За годы моего общения с Ицхаком произошло грандиозное крушение арабского мира и разрушение Алеппо, города, где он родился и провел детство, в сирийской гражданской войне. Наши встречи происходили на фоне всех этих событий. В 2011 году, когда мы познакомились, Алеппо еще был мирным городом, только синагоги там простояли пустые все десятилетия после бегства семьи Ицхака и всех евреев из этого города и из всех арабских стран. Но вскоре опустели и церкви, и многие мечети; большая часть огромного арабского мегаполиса превратилась в развалины.

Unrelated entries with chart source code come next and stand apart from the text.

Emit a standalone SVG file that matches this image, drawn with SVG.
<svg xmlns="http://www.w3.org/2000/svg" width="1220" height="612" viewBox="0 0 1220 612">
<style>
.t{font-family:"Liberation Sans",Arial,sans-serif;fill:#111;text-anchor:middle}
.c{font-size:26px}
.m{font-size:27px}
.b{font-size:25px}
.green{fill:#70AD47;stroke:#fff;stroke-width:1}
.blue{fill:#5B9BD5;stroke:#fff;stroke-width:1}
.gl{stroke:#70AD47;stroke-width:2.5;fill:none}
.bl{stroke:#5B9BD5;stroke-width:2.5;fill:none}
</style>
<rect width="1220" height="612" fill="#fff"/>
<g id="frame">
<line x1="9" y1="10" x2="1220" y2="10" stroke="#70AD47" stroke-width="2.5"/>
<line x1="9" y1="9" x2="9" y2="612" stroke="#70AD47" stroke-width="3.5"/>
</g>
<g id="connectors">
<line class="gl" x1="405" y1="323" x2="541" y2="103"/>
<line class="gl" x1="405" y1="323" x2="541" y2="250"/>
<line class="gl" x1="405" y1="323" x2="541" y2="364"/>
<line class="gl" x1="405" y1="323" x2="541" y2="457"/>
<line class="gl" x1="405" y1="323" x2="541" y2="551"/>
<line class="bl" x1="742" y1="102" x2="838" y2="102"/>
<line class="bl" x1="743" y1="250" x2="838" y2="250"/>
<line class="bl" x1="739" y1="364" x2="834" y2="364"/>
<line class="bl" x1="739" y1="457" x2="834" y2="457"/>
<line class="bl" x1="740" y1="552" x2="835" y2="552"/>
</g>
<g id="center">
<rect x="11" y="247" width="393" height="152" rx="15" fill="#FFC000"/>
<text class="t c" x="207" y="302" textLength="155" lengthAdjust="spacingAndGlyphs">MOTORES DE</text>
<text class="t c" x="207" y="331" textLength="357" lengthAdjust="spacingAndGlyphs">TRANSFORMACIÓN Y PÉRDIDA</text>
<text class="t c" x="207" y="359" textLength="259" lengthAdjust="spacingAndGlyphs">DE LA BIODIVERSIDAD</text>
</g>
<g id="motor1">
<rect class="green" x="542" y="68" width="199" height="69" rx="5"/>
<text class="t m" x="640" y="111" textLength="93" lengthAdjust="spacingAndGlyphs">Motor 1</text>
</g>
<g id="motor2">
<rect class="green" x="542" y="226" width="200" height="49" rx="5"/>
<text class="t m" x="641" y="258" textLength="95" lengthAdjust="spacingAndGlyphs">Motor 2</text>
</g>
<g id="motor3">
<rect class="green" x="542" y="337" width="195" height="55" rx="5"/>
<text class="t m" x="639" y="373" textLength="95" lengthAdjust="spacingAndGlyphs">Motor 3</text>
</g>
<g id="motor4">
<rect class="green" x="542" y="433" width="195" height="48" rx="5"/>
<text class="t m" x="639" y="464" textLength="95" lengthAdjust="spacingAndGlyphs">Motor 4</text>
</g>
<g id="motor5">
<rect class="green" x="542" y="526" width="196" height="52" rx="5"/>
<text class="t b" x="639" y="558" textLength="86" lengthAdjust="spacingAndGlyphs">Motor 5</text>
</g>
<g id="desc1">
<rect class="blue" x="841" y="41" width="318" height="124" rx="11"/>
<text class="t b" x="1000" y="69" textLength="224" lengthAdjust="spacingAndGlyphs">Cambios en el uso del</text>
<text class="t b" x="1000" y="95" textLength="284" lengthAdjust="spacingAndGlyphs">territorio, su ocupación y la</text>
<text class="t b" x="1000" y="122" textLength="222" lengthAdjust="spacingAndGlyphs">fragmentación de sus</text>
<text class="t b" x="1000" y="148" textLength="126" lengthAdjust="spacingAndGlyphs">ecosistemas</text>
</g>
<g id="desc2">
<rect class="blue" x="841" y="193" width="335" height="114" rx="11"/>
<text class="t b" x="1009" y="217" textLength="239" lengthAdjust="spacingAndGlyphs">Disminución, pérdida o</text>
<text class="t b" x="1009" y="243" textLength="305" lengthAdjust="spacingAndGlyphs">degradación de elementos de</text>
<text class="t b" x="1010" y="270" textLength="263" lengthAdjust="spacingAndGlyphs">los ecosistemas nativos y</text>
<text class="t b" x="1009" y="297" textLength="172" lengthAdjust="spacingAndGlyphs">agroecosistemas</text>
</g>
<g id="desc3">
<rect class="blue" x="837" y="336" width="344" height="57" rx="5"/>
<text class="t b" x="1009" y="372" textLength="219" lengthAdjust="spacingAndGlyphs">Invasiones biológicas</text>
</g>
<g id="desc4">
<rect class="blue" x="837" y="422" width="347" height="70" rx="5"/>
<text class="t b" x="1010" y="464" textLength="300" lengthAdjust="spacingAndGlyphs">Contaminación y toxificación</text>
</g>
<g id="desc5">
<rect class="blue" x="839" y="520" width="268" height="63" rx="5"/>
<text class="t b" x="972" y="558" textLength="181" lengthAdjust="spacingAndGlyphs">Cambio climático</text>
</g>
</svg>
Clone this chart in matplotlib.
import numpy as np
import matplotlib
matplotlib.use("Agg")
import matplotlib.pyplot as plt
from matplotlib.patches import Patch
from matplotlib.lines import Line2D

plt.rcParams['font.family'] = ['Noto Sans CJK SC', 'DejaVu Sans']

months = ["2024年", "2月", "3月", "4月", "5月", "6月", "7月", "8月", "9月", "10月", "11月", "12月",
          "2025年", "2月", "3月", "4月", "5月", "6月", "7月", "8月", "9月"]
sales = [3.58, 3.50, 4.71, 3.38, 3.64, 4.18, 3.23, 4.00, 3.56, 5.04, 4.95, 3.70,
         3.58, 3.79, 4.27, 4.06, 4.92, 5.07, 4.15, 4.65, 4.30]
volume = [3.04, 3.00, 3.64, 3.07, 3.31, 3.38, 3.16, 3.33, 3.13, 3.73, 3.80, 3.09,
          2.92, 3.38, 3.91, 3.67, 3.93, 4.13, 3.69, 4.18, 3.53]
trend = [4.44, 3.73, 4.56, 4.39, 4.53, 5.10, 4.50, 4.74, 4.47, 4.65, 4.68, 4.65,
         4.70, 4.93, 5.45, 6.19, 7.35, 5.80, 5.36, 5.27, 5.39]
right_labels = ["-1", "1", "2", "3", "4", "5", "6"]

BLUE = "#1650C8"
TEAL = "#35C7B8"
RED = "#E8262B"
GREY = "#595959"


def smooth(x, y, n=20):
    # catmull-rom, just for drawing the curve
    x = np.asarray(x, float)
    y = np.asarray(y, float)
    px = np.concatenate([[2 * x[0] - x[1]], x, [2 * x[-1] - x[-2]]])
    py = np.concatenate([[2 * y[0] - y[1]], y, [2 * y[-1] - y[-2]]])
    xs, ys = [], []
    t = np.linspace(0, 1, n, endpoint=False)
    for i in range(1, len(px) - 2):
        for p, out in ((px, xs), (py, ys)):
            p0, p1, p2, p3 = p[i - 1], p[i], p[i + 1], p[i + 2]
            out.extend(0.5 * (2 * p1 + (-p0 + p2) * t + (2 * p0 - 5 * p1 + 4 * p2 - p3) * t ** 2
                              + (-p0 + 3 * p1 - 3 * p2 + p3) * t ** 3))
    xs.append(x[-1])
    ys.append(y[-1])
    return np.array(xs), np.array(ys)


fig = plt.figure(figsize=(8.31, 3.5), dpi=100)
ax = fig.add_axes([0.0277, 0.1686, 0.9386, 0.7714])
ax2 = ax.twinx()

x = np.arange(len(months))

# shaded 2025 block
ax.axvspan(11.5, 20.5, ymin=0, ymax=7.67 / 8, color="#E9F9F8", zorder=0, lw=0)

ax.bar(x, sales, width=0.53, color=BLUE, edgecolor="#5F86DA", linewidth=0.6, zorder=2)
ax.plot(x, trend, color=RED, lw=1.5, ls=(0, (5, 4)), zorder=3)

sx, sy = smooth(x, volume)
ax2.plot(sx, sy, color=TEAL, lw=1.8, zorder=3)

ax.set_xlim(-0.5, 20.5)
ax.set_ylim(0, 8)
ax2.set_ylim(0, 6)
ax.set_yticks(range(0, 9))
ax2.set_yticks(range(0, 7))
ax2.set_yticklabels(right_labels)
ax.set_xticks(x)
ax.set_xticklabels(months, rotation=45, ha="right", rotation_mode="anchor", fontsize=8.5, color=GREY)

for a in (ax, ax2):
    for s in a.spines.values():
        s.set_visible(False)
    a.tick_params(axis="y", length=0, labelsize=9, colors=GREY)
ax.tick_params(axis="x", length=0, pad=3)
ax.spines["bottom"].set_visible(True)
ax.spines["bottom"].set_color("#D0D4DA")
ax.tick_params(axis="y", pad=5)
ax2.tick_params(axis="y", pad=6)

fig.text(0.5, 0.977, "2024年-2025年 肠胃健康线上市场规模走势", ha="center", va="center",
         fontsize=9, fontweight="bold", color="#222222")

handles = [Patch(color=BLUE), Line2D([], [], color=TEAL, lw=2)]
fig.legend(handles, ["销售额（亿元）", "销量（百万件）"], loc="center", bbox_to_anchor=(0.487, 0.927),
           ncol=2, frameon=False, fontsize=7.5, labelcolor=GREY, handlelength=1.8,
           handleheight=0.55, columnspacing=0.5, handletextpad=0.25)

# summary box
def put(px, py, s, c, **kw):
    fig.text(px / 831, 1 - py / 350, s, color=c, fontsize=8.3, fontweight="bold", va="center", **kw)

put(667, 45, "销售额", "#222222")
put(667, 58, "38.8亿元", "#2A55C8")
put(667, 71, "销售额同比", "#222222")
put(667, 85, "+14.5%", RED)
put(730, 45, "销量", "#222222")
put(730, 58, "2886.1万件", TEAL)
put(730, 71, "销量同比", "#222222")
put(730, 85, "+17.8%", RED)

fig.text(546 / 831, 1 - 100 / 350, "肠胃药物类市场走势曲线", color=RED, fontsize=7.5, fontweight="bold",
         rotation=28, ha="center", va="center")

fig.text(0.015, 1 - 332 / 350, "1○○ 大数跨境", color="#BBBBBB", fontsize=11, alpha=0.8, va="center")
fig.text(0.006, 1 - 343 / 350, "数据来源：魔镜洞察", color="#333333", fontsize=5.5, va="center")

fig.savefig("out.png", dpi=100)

У нас на глазах люди в отчаянии пересекали Средиземное море, высаживались на греческих берегах и тянулись вглубь Европы с детьми и пожитками. По всему Ближнему Востоку уничтожались или бежали с насиженных мест христиане, зороастрийцы, мандеи и езиды, мусульмане-сунниты, жившие раньше среди шиитов, шииты, жившие раньше среди суннитов, люди, мыслившие или поступавшие иначе, люди, не имевшие племенной защиты. Ненависть ко всем, кто не похож на тебя, представление, что проблему можно решить только при исчезновении таких людей, – порой это начинается с евреев, но никогда на них не заканчивается.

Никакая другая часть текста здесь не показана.